Evolution of Dream Sequences

Now that developers and filmmakers and writers have access to more technology and are learning from lackluster reactions to other dream sequences, there’s an evolution of that form of storytelling – out of necessity.

When thinking of dreams in movies, there’s usually one particular film that comes to mind: Inception. Christopher Nolan took this film and confronted the audience with the idea that most of the movie is a dream, but that’s totally okay because we know that from the beginning and it’s the basis of the movie. He’s not tricking us into thinking that most of the movie is in reality, and because of that he has more freedom and opportunity to play around with the visuals within it.

By signing off and saying that what we’re watching is a dream, we can fully enjoy it and creators can fool around and has as much fun as they want. There are plenty of good examples of films and video games and novels, like Eternal Sunshine of the Spotless Mind, that use dreams to their advantage.

Batman: Arkham Asylum uses Scarecrow’s fear gas to give us a fun and terrifying level that sees Batman jumping through floating, torn-down buildings with a 50-story high Scarecrow looming over the field.

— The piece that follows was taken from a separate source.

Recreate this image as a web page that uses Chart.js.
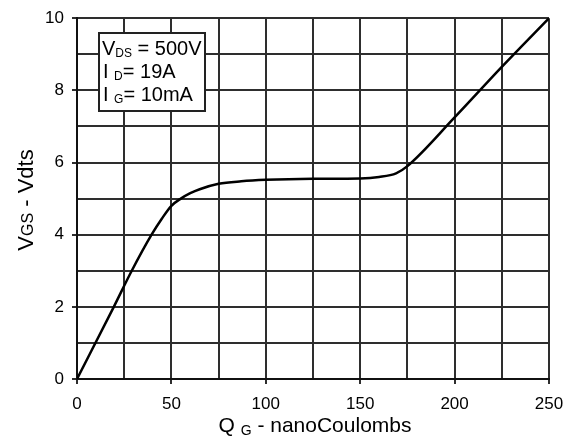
<!DOCTYPE html>
<html>
<head>
<meta charset="utf-8">
<script src="https://cdn.jsdelivr.net/npm/chart.js@4"></script>
<style>
    html, body { margin: 0; padding: 0; background: #fff; }
    #wrap { width: 574px; height: 443px; }
</style>
</head>
<body>
<div id="wrap"><canvas id="gateChart" width="574" height="443"></canvas></div>
<script>
// Gate charge curve
const qg  = [0, 19.5, 29, 39.5, 45, 50, 55, 60, 65, 75, 87, 100, 125, 150, 160, 169, 175, 200, 225, 250];
const vgs = [0, 2, 3, 4, 4.45, 4.8, 5.0, 5.15, 5.26, 5.41, 5.48, 5.52, 5.55, 5.56, 5.6, 5.7, 5.9, 7.25, 8.65, 10];

const xTicks = [0, 50, 100, 150, 200, 250];
const yTicks = [0, 2, 4, 6, 8, 10];

const FONT = '"Liberation Sans", Arial, sans-serif';
const gridColor = '#2e2e2e';

// draws text pieces, some of them subscripts
function drawPieces(ctx, x, y, pieces) {
    pieces.forEach(p => {
        ctx.font = p.size + 'px ' + FONT;
        ctx.fillText(p.text, x, y + (p.dy || 0));
        x += ctx.measureText(p.text).width;
    });
    return x;
}

function piecesWidth(ctx, pieces) {
    let w = 0;
    pieces.forEach(p => { ctx.font = p.size + 'px ' + FONT; w += ctx.measureText(p.text).width; });
    return w;
}

const annotations = {
    id: 'annotations',
    afterDraw(chart) {
        const ctx = chart.ctx;
        ctx.save();
        ctx.textBaseline = 'alphabetic';
        ctx.textAlign = 'left';

        // test conditions box
        ctx.fillStyle = '#fff';
        ctx.fillRect(99, 33, 106, 78);
        ctx.strokeStyle = '#222';
        ctx.lineWidth = 2;
        ctx.strokeRect(99, 33, 106, 78);
        ctx.fillStyle = '#000';
        drawPieces(ctx, 102, 55, [
            { text: 'V', size: 20 }, { text: 'DS', size: 12, dy: 2 }, { text: ' = 500V', size: 20 }
        ]);
        drawPieces(ctx, 103, 78, [
            { text: 'I ', size: 20 }, { text: 'D', size: 12, dy: 2 }, { text: '= 19A', size: 20 }
        ]);
        drawPieces(ctx, 103, 101, [
            { text: 'I ', size: 20 }, { text: 'G', size: 12, dy: 2 }, { text: '= 10mA', size: 20 }
        ]);

        // x title
        const xParts = [
            { text: 'Q ', size: 21 }, { text: 'G', size: 14, dy: 3 }, { text: ' - nanoCoulombs', size: 21 }
        ];
        drawPieces(ctx, 315 - piecesWidth(ctx, xParts) / 2, 432, xParts);

        // y title, rotated
        const yParts = [
            { text: 'V', size: 22 }, { text: 'GS', size: 16 }, { text: ' - Vdts', size: 22 }
        ];
        const w = piecesWidth(ctx, yParts);
        ctx.translate(33, 200);
        ctx.rotate(-Math.PI / 2);
        drawPieces(ctx, -w / 2, 0, yParts);
        ctx.restore();
    }
};

new Chart(document.getElementById('gateChart').getContext('2d'), {
    type: 'line',
    data: {
        datasets: [{
            data: qg.map((q, i) => ({ x: q, y: vgs[i] })),
            borderColor: '#000',
            borderWidth: 2.5,
            pointRadius: 0,
            fill: false,
            cubicInterpolationMode: 'monotone'
        }]
    },
    options: {
        responsive: false,
        animation: false,
        layout: { padding: { top: 15, right: 25, left: 0, bottom: 0 } },
        plugins: {
            legend: { display: false },
            tooltip: { enabled: false }
        },
        scales: {
            x: {
                type: 'linear',
                min: 0,
                max: 250,
                afterFit: scale => { scale.height = 64; },
                ticks: {
                    stepSize: 25,
                    padding: 10,
                    maxRotation: 0,
                    color: '#000',
                    font: { family: FONT, size: 17 },
                    callback: v => xTicks.includes(v) ? v : ''
                },
                grid: {
                    color: gridColor,
                    lineWidth: 2,
                    tickLength: 5,
                    tickColor: c => xTicks.includes(c.tick && c.tick.value) ? gridColor : 'rgba(0,0,0,0)'
                },
                border: { color: '#111', width: 2 }
            },
            y: {
                min: 0,
                max: 10,
                afterFit: scale => { scale.width = 77; },
                ticks: {
                    stepSize: 1,
                    padding: 8,
                    color: '#000',
                    font: { family: FONT, size: 17 },
                    callback: v => yTicks.includes(v) ? v : ''
                },
                grid: {
                    color: gridColor,
                    lineWidth: 2,
                    tickLength: 5,
                    tickColor: c => yTicks.includes(c.tick && c.tick.value) ? gridColor : 'rgba(0,0,0,0)'
                },
                border: { color: '#111', width: 2 }
            }
        }
    },
    plugins: [annotations]
});
</script>
</body>
</html>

And with the expansion of dreams within storytelling, we also have a less serious approach to the storytelling device. Comedies usually make for a successful execution of dreams because they aren’t illuminating to the depth of a character and they’re usually not very plot heavy, but the point of them is to make us laugh, which they do. In the case of Bob’s Burgers, Bob hallucinates from absinthe and the dream scene when he conks out in the kitchen even gives a nod to Hayao Miyazaki’s Totoro by playing out his hallucinogenic fantasies paralleled to the movie.

Because dream sequences do have their uses, well still continue to see them. We’ll also see the lazy attempts at character developments and hasty plot movers, but there will also be writers and directors and developers that can make them work and not make us wish that we were dreaming after watching it.